Our investor is a nightmare. Help!

Dear Aunty B,

I am an entrepreneur who has hit some rough times here in New Zealand due to a number of factors which I won’t go into here.

We have one key investor who has made a substantial amount of money through selling his own business but still operates a part of it at the moment. He did take a shine to our ideas and motivation and did invest in our business (through off and on balance sheet means).

However, his decision-making processes seem particularly “ill fitting” and for the most part have failed us quite badly. In hindsight we think we should not have gone with him in the first place.

However we do feel that his intentions are honourable but his financial judgments somehow impaired (at least from our perspective).

What we have found is that he is very reluctant to fund any working capital for our projects, which we have repeatedly explained would mean that we would have no money set aside for operational, living or marketing expenses.

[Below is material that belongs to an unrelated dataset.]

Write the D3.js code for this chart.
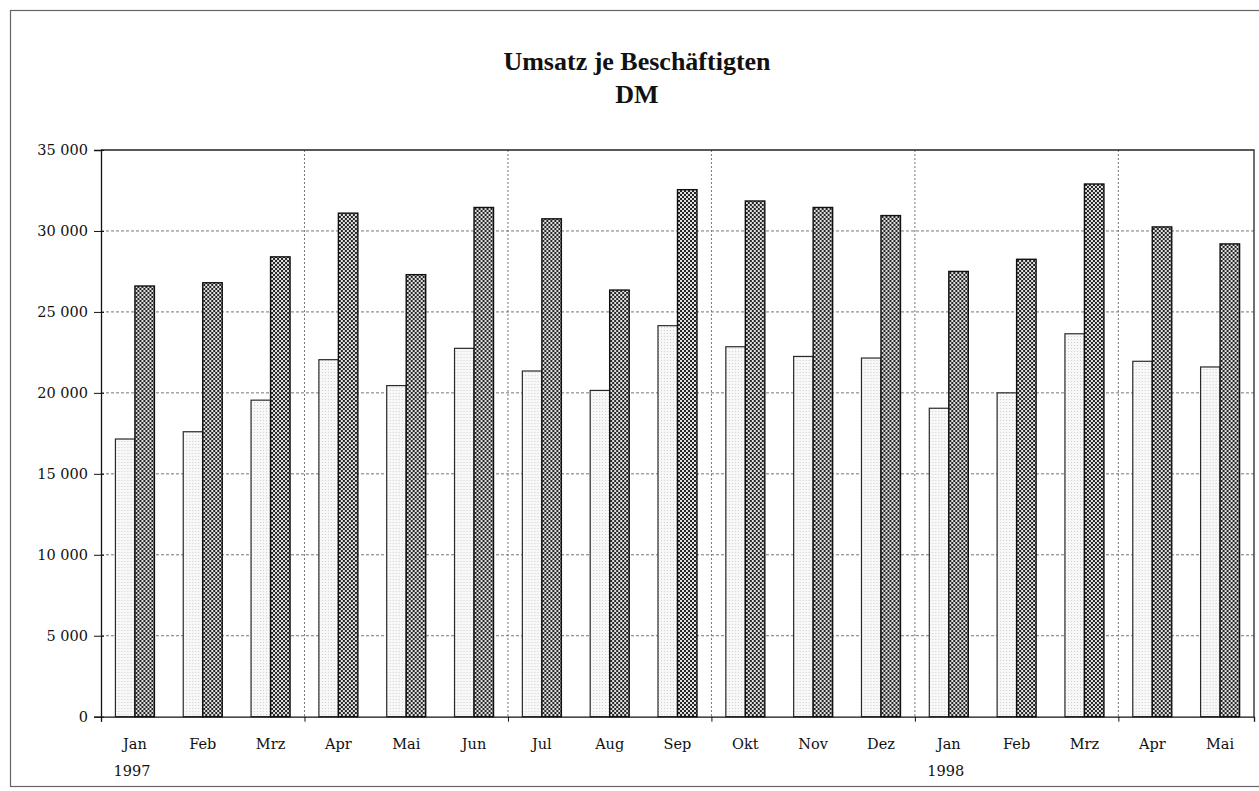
<!DOCTYPE html>
<html>
<head>
<meta charset="utf-8">
<script src="https://cdn.jsdelivr.net/npm/d3@7"></script>
<style>
  html, body { margin: 0; padding: 0; background: #ffffff; }
  svg { display: block; }
</style>
</head>
<body>
<svg id="chart" width="1259" height="791"></svg>
<script>
// Monthly categories, Jan 1997 – Mai 1998
const months = ["Jan","Feb","Mrz","Apr","Mai","Jun","Jul","Aug","Sep","Okt","Nov","Dez","Jan","Feb","Mrz","Apr","Mai"];
// Year shown under the first month of each year
const yearLabels = ["1997","","","","","","","","","","","","1998","","","",""];
// Light bars (first series), DM
const seriesLight = [17150, 17600, 19550, 22050, 20450, 22750, 21350, 20150, 24150, 22850, 22250, 22150, 19050, 20000, 23650, 21950, 21600];
// Dark bars (second series), DM
const seriesDark = [26600, 26800, 28400, 31100, 27300, 31450, 30750, 26350, 32550, 31850, 31450, 30950, 27500, 28250, 32900, 30250, 29200];
// Y axis ticks
const yTicks = [0, 5000, 10000, 15000, 20000, 25000, 30000, 35000];
const titleLines = ["Umsatz je Beschäftigten", "DM"];

const svg = d3.select("#chart");
const plot = { left: 101, top: 150, right: 1254, bottom: 716.7 };

// outer frame
svg.append("rect")
  .attr("x", 10.5).attr("y", 10.5)
  .attr("width", 1262).attr("height", 776)
  .attr("fill", "none").attr("stroke", "#666").attr("stroke-width", 1.2);

// fill patterns
const defs = svg.append("defs");
const pd = defs.append("pattern").attr("id", "dense")
  .attr("patternUnits", "userSpaceOnUse").attr("width", 4).attr("height", 4);
pd.append("rect").attr("width", 4).attr("height", 4).attr("fill", "#e0e0e0");
pd.append("rect").attr("x", 0).attr("y", 0).attr("width", 2).attr("height", 2).attr("fill", "#262626");
pd.append("rect").attr("x", 2).attr("y", 2).attr("width", 2).attr("height", 2).attr("fill", "#262626");

const pl = defs.append("pattern").attr("id", "light")
  .attr("patternUnits", "userSpaceOnUse").attr("width", 3).attr("height", 3);
pl.append("rect").attr("width", 3).attr("height", 3).attr("fill", "#f8f8f8");
pl.append("rect").attr("x", 0).attr("y", 0).attr("width", 1).attr("height", 1).attr("fill", "#cfcfcf");

// scales
const idx = d3.range(months.length);
const y = d3.scaleLinear().domain([0, 35000]).range([plot.bottom, plot.top]);
const xEdge = d3.scaleLinear().domain([0, months.length]).range([plot.left, plot.right]);
const pad = 0.425;
const xBand = d3.scaleBand().domain(idx).range([plot.left, plot.right])
  .paddingInner(pad).paddingOuter(pad / 2);
const xSub = d3.scaleBand().domain(["light", "dark"]).range([0, xBand.bandwidth()]);

// horizontal gridlines
svg.append("g").selectAll("line")
  .data(yTicks.filter(v => v > 0 && v < 35000))
  .join("line")
  .attr("x1", plot.left).attr("x2", plot.right)
  .attr("y1", d => y(d)).attr("y2", d => y(d))
  .attr("stroke", "#777").attr("stroke-width", 1)
  .attr("stroke-dasharray", "3,2");

// vertical gridlines every three months
const vGrid = [3, 6, 9, 12, 15];
svg.append("g").selectAll("line")
  .data(vGrid)
  .join("line")
  .attr("x1", d => xEdge(d)).attr("x2", d => xEdge(d))
  .attr("y1", plot.top).attr("y2", plot.bottom)
  .attr("stroke", "#777").attr("stroke-width", 1)
  .attr("stroke-dasharray", "2,2");

// bars
const groups = svg.append("g").selectAll("g")
  .data(idx)
  .join("g")
  .attr("transform", i => `translate(${xBand(i)},0)`);

groups.append("rect")
  .attr("x", xSub("light"))
  .attr("y", i => y(seriesLight[i]))
  .attr("width", xSub.bandwidth())
  .attr("height", i => y(0) - y(seriesLight[i]))
  .attr("fill", "url(#light)")
  .attr("stroke", "#2a2a2a").attr("stroke-width", 1.2);

groups.append("rect")
  .attr("x", xSub("dark"))
  .attr("y", i => y(seriesDark[i]))
  .attr("width", xSub.bandwidth())
  .attr("height", i => y(0) - y(seriesDark[i]))
  .attr("fill", "url(#dense)")
  .attr("stroke", "#111").attr("stroke-width", 1.4);

// plot frame top and right
svg.append("path")
  .attr("d", `M${plot.left},${plot.top}H${plot.right}V${plot.bottom}`)
  .attr("fill", "none").attr("stroke", "#222").attr("stroke-width", 1.3);

// y axis
const yAxis = svg.append("g")
  .attr("transform", `translate(${plot.left},0)`)
  .call(d3.axisLeft(y).tickValues(yTicks).tickSize(7).tickPadding(6)
    .tickFormat(v => d3.format(",")(v).replace(/,/g, " ")));
yAxis.select(".domain").attr("stroke", "#111").attr("stroke-width", 1.3);
yAxis.selectAll(".tick line").attr("stroke", "#111").attr("x2", -7).attr("x1", 3);
yAxis.selectAll(".tick text")
  .attr("font-family", "'DejaVu Serif', serif").attr("font-size", 14.5)
  .attr("fill", "#111");

// x axis line with ticks at quarter boundaries
const xTicks = svg.append("g")
  .attr("transform", `translate(0,${plot.bottom})`)
  .call(d3.axisBottom(xEdge).tickValues([0, 3, 6, 9, 12, 15]).tickSize(5).tickFormat(""));
xTicks.select(".domain").attr("stroke", "#111").attr("stroke-width", 1.3);
xTicks.selectAll(".tick line").attr("stroke", "#111");

// month labels
const xLabels = svg.append("g")
  .attr("transform", `translate(0,${plot.bottom})`)
  .call(d3.axisBottom(xBand).tickSize(0).tickPadding(22).tickFormat(i => months[i]));
xLabels.select(".domain").remove();
xLabels.selectAll(".tick text")
  .attr("font-family", "'DejaVu Serif', serif").attr("font-size", 14.5)
  .attr("fill", "#111");

// year labels under the first month of each year
svg.append("g").selectAll("text")
  .data(idx.filter(i => yearLabels[i]))
  .join("text")
  .attr("x", i => xBand(i) + xBand.bandwidth() / 2 - 3)
  .attr("y", plot.bottom + 59)
  .attr("text-anchor", "middle")
  .attr("font-family", "'DejaVu Serif', serif").attr("font-size", 14.5)
  .attr("fill", "#111")
  .text(i => yearLabels[i]);

// title
svg.append("g").selectAll("text")
  .data(titleLines)
  .join("text")
  .attr("x", 637)
  .attr("y", (d, i) => 70 + i * 33)
  .attr("text-anchor", "middle")
  .attr("font-family", "'Liberation Serif', 'Times New Roman', serif")
  .attr("font-weight", "bold")
  .attr("font-size", 26)
  .attr("fill", "#111")
  .text(d => d);
</script>
</body>
</html>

As an example he will fund a major capital item, the inevitable happens and we are unable to utilise the item to generate revenue and his answer is that: “he doesn’t want to make it too easy for us”.

Next we find that when we desperately need a cash injection to either do a demonstration, sales trip or move along to the next step of a project he disappears for weeks and weeks without contact, which on three occasions has led to us almost folding.

In fact the effects of these occasions have usually been so bad he has bailed us out from actually folding. The terrible thing is that he doesn’t realise his impact on us, his response is usually: “Shit happens”.

Recently he promising to fund 50k worth of development of a radical new innovation in a new product but he once again disappeared and after a minimal investment of 6k delayed discussions into providing any working or investment capital for continued development of the product. With the result that we had to stall further progress and find contracting work to simply support ourselves and our survival needs, ie. housing and food.

Three months were effectively wasted on our research program as he dodged any further funding into the project. This backtracking meant that we were unable to meet debt repayments again and were forced again to call for his help to fund us out of impending legal action.

The irony here is that all of the bailouts have amounted to the working capital that we required in the first instance but having spread themselves over two years have done nothing to get our business off the ground. I mean the amount is only $20,000 but it would have been great to get that as working capital upfront so that we had a decent budget to begin marketing and to cover our living expense over the first three to four months as we built market awareness and the first lot of revenues.

He is not our only investor and we have raised large sums through loans and other people, and have acquired commercial assets to get our operation started. We have been loathe to part with these assets as this is part of our core infrastructure, but as we have not been able to utilise this infrastructure to build revenues. We have been thinking that we should sell some of it to fund our working capital needs to build up our contracting/consulting side of things at least. Then we would have some working capital to do something productive and not wait for Mr Flaky to bail us out again.

So on this latest occasion, after offering to fund development of our innovation and three months into the development process he disappears for a month, we find ourselves with no money to live and to pay bills and we find that he reneges on his offer to fund the project citing his own money issues, six weeks later as we grapple with switching our business model from R&D to consulting we hit another cashflow hump and he bails us out again as we tell him of our dire situation.

The problem is that now he wants to have a lien on some of our other assets which co-incidentally we said we want to sell to fund our working capital needs so that we can actually utilise the value that is locked away in them, rather than have it depreciate away doing nothing.

Having a lien against our assets means that we are unable to sell the asset, compounding our lack of working capital to get anything off the ground. And we certainly don’t want to get into more debt by having Mr Flaky continually bail us out.

Of course, we wouldn’t have problems if we could get any decent paying jobs here in New Zealand but they don’t exist (at least south of Auckland) so our only alternative is consulting work but this requires a minimal, but still for us reasonable, investment into ourselves.

Am I going insane here? Having to rely on an investor as unreliable as Mr Flaky?

We would really appreciate an objective POV/

Regards, Mark

Dear Mark,

Look, you are not getting a sympathetic ear on this one. Both you and he have a very unprofessional arrangement that is completely unsustainable.

At the start you should have set up a formal agreement, secured a large sum upfront and with a clear agreement that he inject more capital when certain milestones by you are met.

When you are taking other people’s money for your investment, they have a right to know that the money is going into a company that has a proper plan and is being run in a professional way so they will get a return on their investment.

To run a business based on approaching an investor when the money runs out is a ridiculous arrangement. Yes, your investor sounds like a nightmare but so do you.

You need to stop and sit down and do a proper plan. I think you will need help with this from an accountant or adviser. You need to look carefully at your financial position and how much you owe.

You also need to set up a consulting business that then becomes your cash cow. Most companies who are focused on R&D have a cash cow component.

It secures the business and stops you running up debt.

What you have to do is stop running, sit down and map out the big picture. You also have to be careful that Mr Flaky is not after your business. You say he is an experienced investor but experienced investors don’t operate this way.

Often the Mr Flaky’s of the world end up driving a company under and then picking up the IP and assets very cheaply from the receiver so watch out for that ploy.

As to your last point: you are not insane having to reply on an investor as unreliable as Mr Flaky. You are just inexperienced. Get help!